::: DATA

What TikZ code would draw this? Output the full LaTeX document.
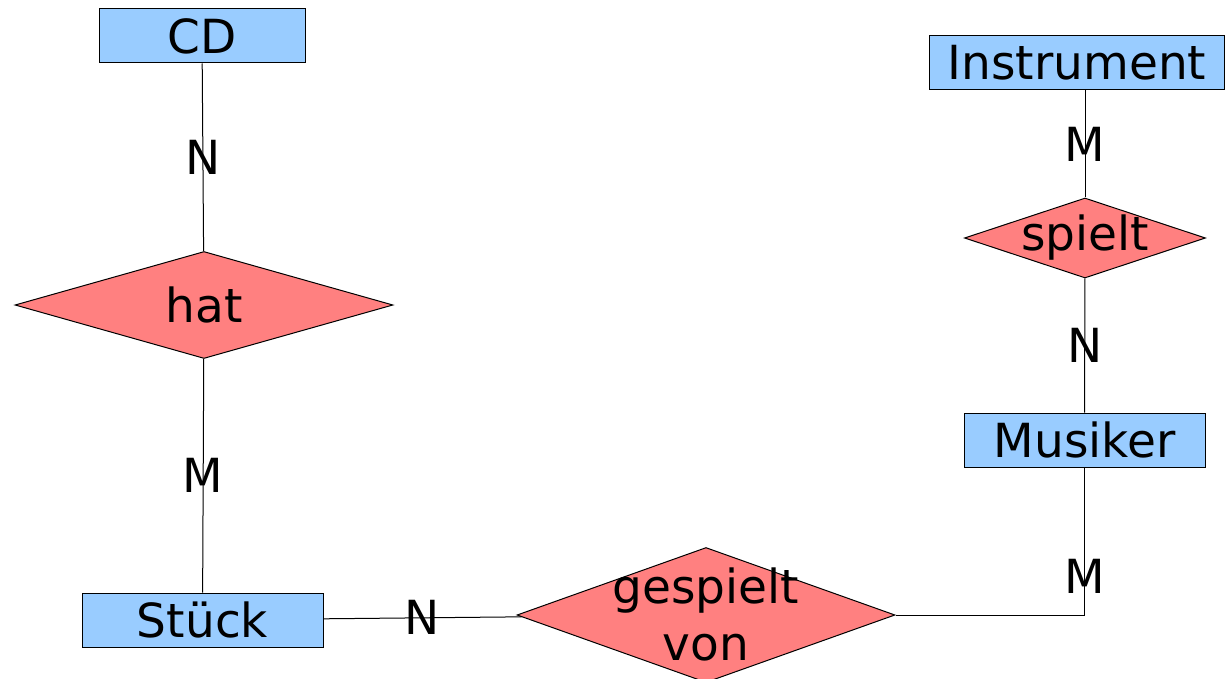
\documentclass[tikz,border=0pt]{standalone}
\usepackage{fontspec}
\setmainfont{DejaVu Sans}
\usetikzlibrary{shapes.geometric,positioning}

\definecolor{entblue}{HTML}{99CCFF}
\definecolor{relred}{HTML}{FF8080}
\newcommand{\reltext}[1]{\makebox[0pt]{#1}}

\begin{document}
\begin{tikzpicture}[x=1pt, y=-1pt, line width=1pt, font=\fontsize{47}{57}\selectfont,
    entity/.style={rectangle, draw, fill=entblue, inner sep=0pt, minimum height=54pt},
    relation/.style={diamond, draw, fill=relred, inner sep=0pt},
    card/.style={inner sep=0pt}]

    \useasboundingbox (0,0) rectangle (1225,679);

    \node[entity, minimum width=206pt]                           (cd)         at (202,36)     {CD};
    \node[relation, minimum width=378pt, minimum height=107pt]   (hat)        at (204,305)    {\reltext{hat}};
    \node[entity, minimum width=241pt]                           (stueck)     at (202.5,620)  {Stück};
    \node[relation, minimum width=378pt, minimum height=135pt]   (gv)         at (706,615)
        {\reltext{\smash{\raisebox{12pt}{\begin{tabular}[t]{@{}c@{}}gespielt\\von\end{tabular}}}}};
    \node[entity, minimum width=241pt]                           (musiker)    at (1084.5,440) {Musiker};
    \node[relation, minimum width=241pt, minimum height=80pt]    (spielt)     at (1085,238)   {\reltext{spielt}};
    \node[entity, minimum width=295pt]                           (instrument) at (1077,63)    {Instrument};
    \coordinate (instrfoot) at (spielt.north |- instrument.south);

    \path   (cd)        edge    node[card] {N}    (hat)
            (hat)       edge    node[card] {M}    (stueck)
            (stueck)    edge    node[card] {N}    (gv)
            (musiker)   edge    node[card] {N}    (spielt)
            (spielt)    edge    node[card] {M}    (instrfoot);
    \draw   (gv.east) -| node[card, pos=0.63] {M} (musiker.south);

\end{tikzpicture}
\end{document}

::::::

• WHAT IS REQUIRED: Please set down each line of the data above exactly as written, without the pictures.

• OUTPUT BELOW:
What TikZ code would draw this? Output the full LaTeX document.
\documentclass[tikz,border=0pt]{standalone}
\usepackage{fontspec}
\setmainfont{DejaVu Sans}
\usetikzlibrary{shapes.geometric,positioning}

\definecolor{entblue}{HTML}{99CCFF}
\definecolor{relred}{HTML}{FF8080}
\newcommand{\reltext}[1]{\makebox[0pt]{#1}}

\begin{document}
\begin{tikzpicture}[x=1pt, y=-1pt, line width=1pt, font=\fontsize{47}{57}\selectfont,
    entity/.style={rectangle, draw, fill=entblue, inner sep=0pt, minimum height=54pt},
    relation/.style={diamond, draw, fill=relred, inner sep=0pt},
    card/.style={inner sep=0pt}]

    \useasboundingbox (0,0) rectangle (1225,679);

    \node[entity, minimum width=206pt]                           (cd)         at (202,36)     {CD};
    \node[relation, minimum width=378pt, minimum height=107pt]   (hat)        at (204,305)    {\reltext{hat}};
    \node[entity, minimum width=241pt]                           (stueck)     at (202.5,620)  {Stück};
    \node[relation, minimum width=378pt, minimum height=135pt]   (gv)         at (706,615)
        {\reltext{\smash{\raisebox{12pt}{\begin{tabular}[t]{@{}c@{}}gespielt\\von\end{tabular}}}}};
    \node[entity, minimum width=241pt]                           (musiker)    at (1084.5,440) {Musiker};
    \node[relation, minimum width=241pt, minimum height=80pt]    (spielt)     at (1085,238)   {\reltext{spielt}};
    \node[entity, minimum width=295pt]                           (instrument) at (1077,63)    {Instrument};
    \coordinate (instrfoot) at (spielt.north |- instrument.south);

    \path   (cd)        edge    node[card] {N}    (hat)
            (hat)       edge    node[card] {M}    (stueck)
            (stueck)    edge    node[card] {N}    (gv)
            (musiker)   edge    node[card] {N}    (spielt)
            (spielt)    edge    node[card] {M}    (instrfoot);
    \draw   (gv.east) -| node[card, pos=0.63] {M} (musiker.south);

\end{tikzpicture}
\end{document}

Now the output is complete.